We all know that smoking is bad for your health, but did you know that it’s also bad for your teeth, gums and dental hygiene?
Renowned for contributing to a whole host of medical conditions, smoking can have a huge impact on your health. And, when it comes to looking after your pearly whites, smoking can also affect the health of your mouth, gums and teeth. So, if you can, it’s definitely a habit that you should try and give up!
But that’s not all, smoking can also cause tooth staining, gum disease and, in some cases, even tooth loss and some forms of mouth cancer. Is it really worth it?
One of the main effects of smoking is discolouration and staining of the teeth caused by the nicotine and tar found in the tobacco. This can cause your teeth to stain in a short space of time and, for heavy smokers, it’s even worse as your teeth can turn brown over a prolonged period of time.
We’ve created a helpful guide that should help you to understanding the effect smoking can have on your teeth.
How will smoking affect my gums, teeth, and oral health?

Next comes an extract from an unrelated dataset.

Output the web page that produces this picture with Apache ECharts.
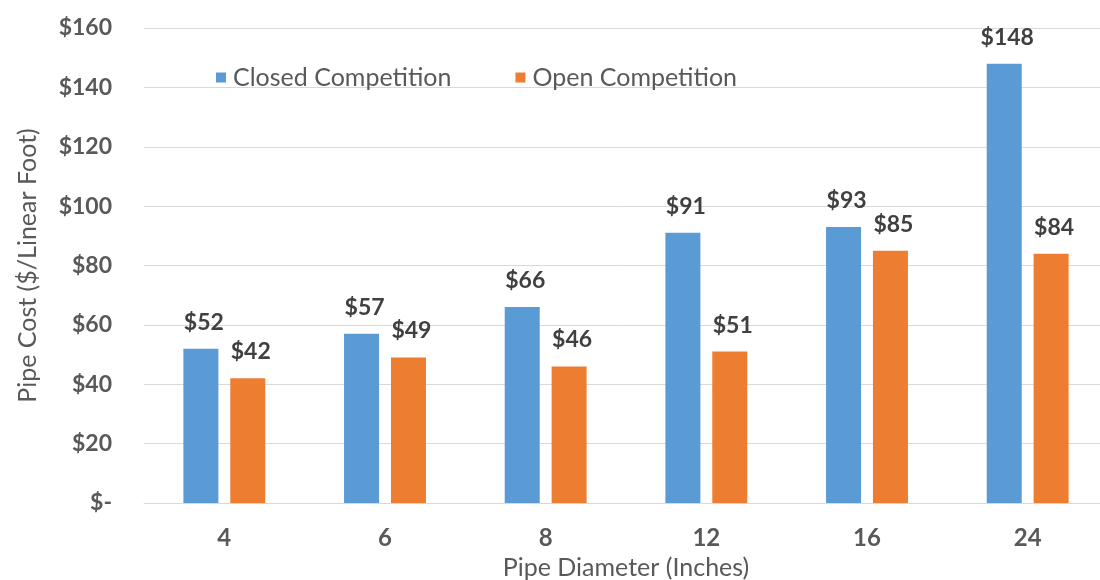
<!DOCTYPE html>
<html><head><meta charset="utf-8">
<script src="https://cdn.jsdelivr.net/npm/echarts@6/dist/echarts.min.js"></script>
<style>html,body{margin:0;padding:0;background:#fff;overflow:hidden}#c{width:1100px;height:580px}</style>
</head><body><div id="c"></div>
<script>
const categories = ['4','6','8','12','16','24'];
const closedCompetition = [52,57,66,91,93,148];
const openCompetition = [42,49,46,51,85,84];
const seriesNames = ['Closed Competition','Open Competition'];
const FONT = 'Lato';
const chart = echarts.init(document.getElementById('c'));
const lbl = {show:true, position:'top', distance:15, offset:[3,0], formatter:p=>'$'+p.value,
  fontFamily:FONT, fontWeight:'bold', fontSize:23, color:'#404040'};
chart.setOption({
  animation:false,
  textStyle:{fontFamily:FONT},
  grid:{left:144, right:-8, top:28, bottom:77, containLabel:false, outerBoundsMode:'none'},
  legend:{left:211, top:60, itemWidth:10, itemHeight:10, itemGap:64,
    icon:'rect', textStyle:{fontFamily:FONT, fontSize:25, color:'#595959', padding:[0,0,0,2]}, data:seriesNames},
  xAxis:{type:'category', data:categories,
    axisLine:{lineStyle:{color:'#d9d9d9'}}, axisTick:{show:false},
    axisLabel:{fontFamily:FONT, fontWeight:'bold', fontSize:24, color:'#595959', margin:23},
    name:'Pipe Diameter (Inches)', nameLocation:'middle', nameGap:52,
    nameTextStyle:{fontFamily:FONT, fontSize:25, color:'#595959'}},
  yAxis:{type:'value', min:0, max:160, interval:20,
    axisLine:{show:false}, axisTick:{show:false},
    splitLine:{lineStyle:{color:'#d9d9d9'}},
    axisLabel:{fontFamily:FONT, fontWeight:'bold', fontSize:23, color:'#595959', margin:32,
      formatter:v=>v===0?'$-':'$'+v},
    name:'Pipe Cost ($/Linear Foot)', nameLocation:'middle', nameGap:104,
    nameTextStyle:{fontFamily:FONT, fontSize:25, color:'#595959'}},
  series:[
    {name:seriesNames[0], type:'bar', data:closedCompetition, barWidth:35, barGap:'34%',
      itemStyle:{color:'#5B9BD5'}, label:lbl},
    {name:seriesNames[1], type:'bar', data:openCompetition, barWidth:35,
      itemStyle:{color:'#ED7D31'}, label:lbl}
  ]
});
</script></body></html>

It’s a well known fact that people who smoke are more likely to develop gum disease. This is because they produce more bacterial plaque, which is one of the leading causes of the condition.
Smoking effects your gums by causing a lack of oxygen in the bloodstream, meaning any infected gums are less likely to heal. And if there was ever a reason to stop smoking, this is it – gum disease is still considered to be one of the most common contributing facts of tooth loss in adulthood!
How is smoking linked to cancer?
Most people are now aware of the link smoking has to a whole host fatal diseases, including both lung and throat cancer. But did you know that it’s also the number one cause of mouth cancer too?
Every year, thousands of people die from mouth cancer, triggered by smoking.
Can I use any special dental hygiene products to help with the problem?
People who smoke are more likely to suffer from bad breath than non-smokers. If this is a problem for you, the good news is that there are a number of ways that you can disguise it including using fresh breath products.
However, it’s worth remembering that most products will only provide short-term solutions, rather than an effective cure. If the problem persists, you could always try using a smokers’ toothpaste, however you must be aware that these tend to be abrasive and can cause a whole host of lasting problems, such as sensitivity.
How often should I visit my dentist and what can my dentist do for me?
In order to maintain a good standard of dental hygiene and a happy, healthy smile, you should ensure that you visit your dentist and dental hygiene team regularly.
After all, regular check ups and full mouth examinations will allow your dentist to spot any problems early. Above all, if you’re a smoker, it’s even more important that you get into the habit of attending your dentist every 6 mouths so that they can examine your cheeks, tongue and throat too.